Of course, each financing company uses it's own criteria for making a decision, based on items such as the borrower's business experience, creditworthiness and potential. Some companies, however, may not be able to provide financing based on those parameters. For example, Connolly says before lending startup money, his company would have to completely understand the borrower's history.

"We would want to know at the outset, that some revenue would happen immediately," he says. "In other words, [the startup should] have contracts that are rock-solid. We've got to base our [decision] on a historical track record. It's very difficult to underwrite a [startup] business like that because we obviously can't ask for a track record. If [the owner] tells us, 'I'm bringing over half the business from another company,' and we can verify that, then that's a track record."

In some cases, the personal creditworthiness of the business' principals will make or break the financing deal.
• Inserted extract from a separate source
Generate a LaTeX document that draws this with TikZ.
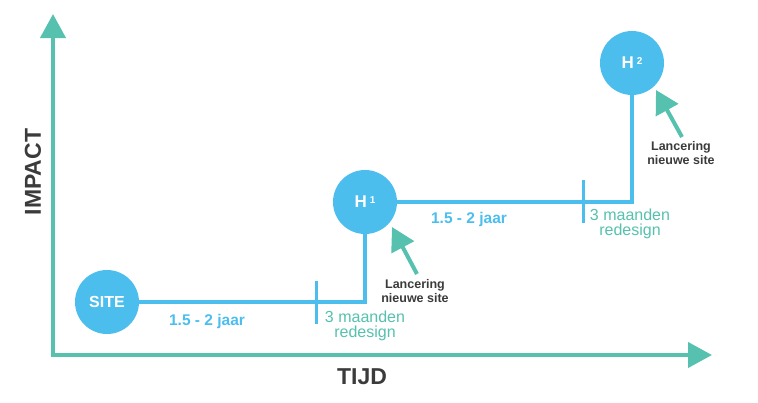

For example, when E.J. Harrison set out to build a $15 million transfer facility, the lenders examined Myron Harrison and his brothers, as well as their business. "We put up personal financial statements and guaranteed all the notes," Harrison says. "Like any lender, they still want to make sure you can service a big chunk of that note personally. We were able to get the funding, but they also wanted to make sure we could pay for it if we had to."

In the meantime, the financing industry also is undergoing changes as much as the waste industry is consolidating. But while the players may change, don't expect to see radical changes in financing vehicles. Instead, look for repackaging of the same types of financial programs.
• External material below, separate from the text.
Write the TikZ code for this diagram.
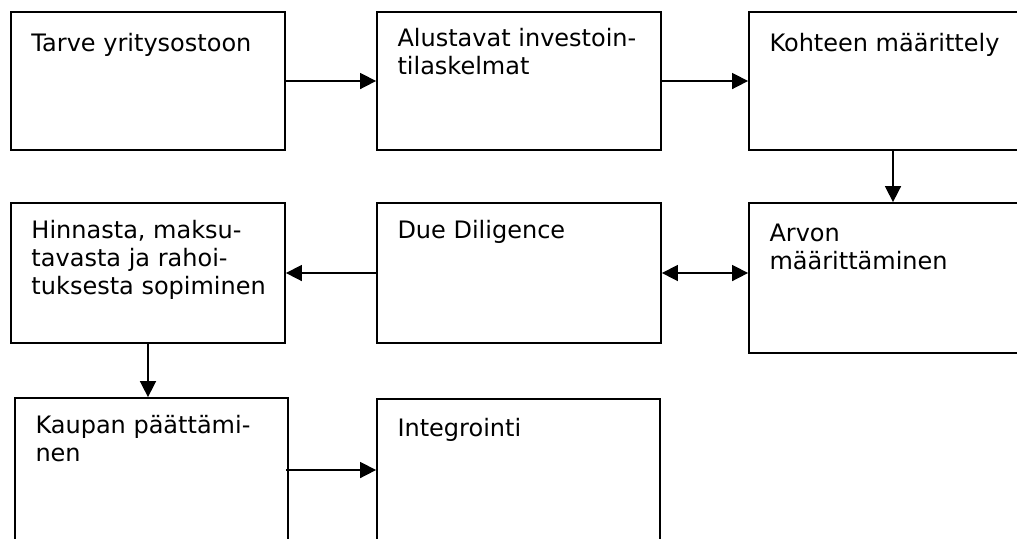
\documentclass[tikz,border=0pt]{standalone}
\usepackage{fontspec}
\setmainfont{DejaVu Sans}
\usetikzlibrary{positioning,calc,arrows.meta}

\begin{document}
\begin{tikzpicture}[
	x=0.5pt, y=-0.5pt,
	stage/.style={draw, line width=0.9pt, inner sep=0pt, minimum width=142pt, minimum height=69pt},
	lbl/.style={font=\fontsize{12}{14}\selectfont, align=left, inner sep=0pt},
	flow/.style={->, >={Triangle[length=8pt,width=8pt]}, line width=0.8pt}
	]
	\useasboundingbox (0,0) rectangle (1017,538);
	\clip (0,0) rectangle (1017,538);
	
	% Rivi 1: tarve -> alustavat -> kohde
	\node[stage, minimum width=137pt] (tarve) at (148,81) {};
	\node[stage] (alust) at (519,81) {};
	\node[stage, minimum width=144pt] (kohde) at (893,81) {};
	\node[lbl, below right=11pt and 10.5pt of tarve.north west] {Tarve yritysostoon};
	\node[lbl, below right=8.5pt and 10.5pt of alust.north west] {Alustavat investoin-\\tilaskelmat};
	\node[lbl, below right=11pt and 10.5pt of kohde.north west] {Kohteen määrittely};
	
	% Rivi 2: hinnasta <- due diligence <-> arvo
	\node[stage, minimum width=137pt, minimum height=70pt] (hinta) at (148,273) {};
	\node[stage, minimum height=70pt] (due) at (519,273) {};
	\node[stage, minimum width=144pt, minimum height=75pt] (arvo) at (893,278) {};
	\node[lbl, below right=9pt and 10.5pt of hinta.north west] {Hinnasta, maksu-\\tavasta ja rahoi-\\tuksesta sopiminen};
	\node[lbl, below right=9pt and 10.5pt of due.north west] {Due Diligence};
	\node[lbl, below right=10.5pt and 10.5pt of arvo.north west] {Arvon\\määrittäminen};
	
	% Rivi 3: kauppa -> integrointi (alareuna jää kuvan ulkopuolelle)
	\node[stage, minimum width=136.5pt, minimum height=72pt] (kauppa) at (151.5,470) {};
	\node[stage, minimum width=141.5pt, minimum height=71pt] (integr) at (518.5,470) {};
	\node[lbl, below right=9pt and 10.5pt of kauppa.north west] {Kaupan päättämi-\\nen};
	\node[lbl, below right=10pt and 10.5pt of integr.north west] {Integrointi};
	
	% Nuolet
	\draw[flow] (tarve) -- (alust);
	\draw[flow] (alust) -- (kohde);
	\draw[flow] (kohde) -- (arvo);
	\draw[flow] (due) -- (hinta);
	\draw[flow, <->] (due.east) -- (due.east -| arvo.west);
	\draw[flow] (hinta.south) -- (hinta.south |- kauppa.north);
	\draw[flow, shorten <=-1.5pt] (kauppa) -- (integr);
\end{tikzpicture}
\end{document}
"It seems the finance industry is looking for a better mousetrap or a new way to loan money," says Caterpillar's Flanagan. "My experience has shown that every possible method has been used over the past 20 years, and there is nothing new from a finance perspective.

"Today, customers are looking to transfer more of the equipment risk to the manufacturer and/or the vendor," Flanagan continues. "As a captive finance company, we see an increasing trend toward operating leases, leases with up-time guarantees and maintenance included within the lease so that companies have a total maintenance and repair contract. That's where the industry seems to be headed. A customer will be able to quantify their total equipment cost."

In the long-run, the secret to successfully financing equipment is to provide good solid information to a financing organization about your business' past and present, as well as future opportunities. Not every financing institution will say yes, so research and perseverance are key. And, according to Harrison, the most important criteria to receiving a positive response to your financing request is to "pay all your bills on time."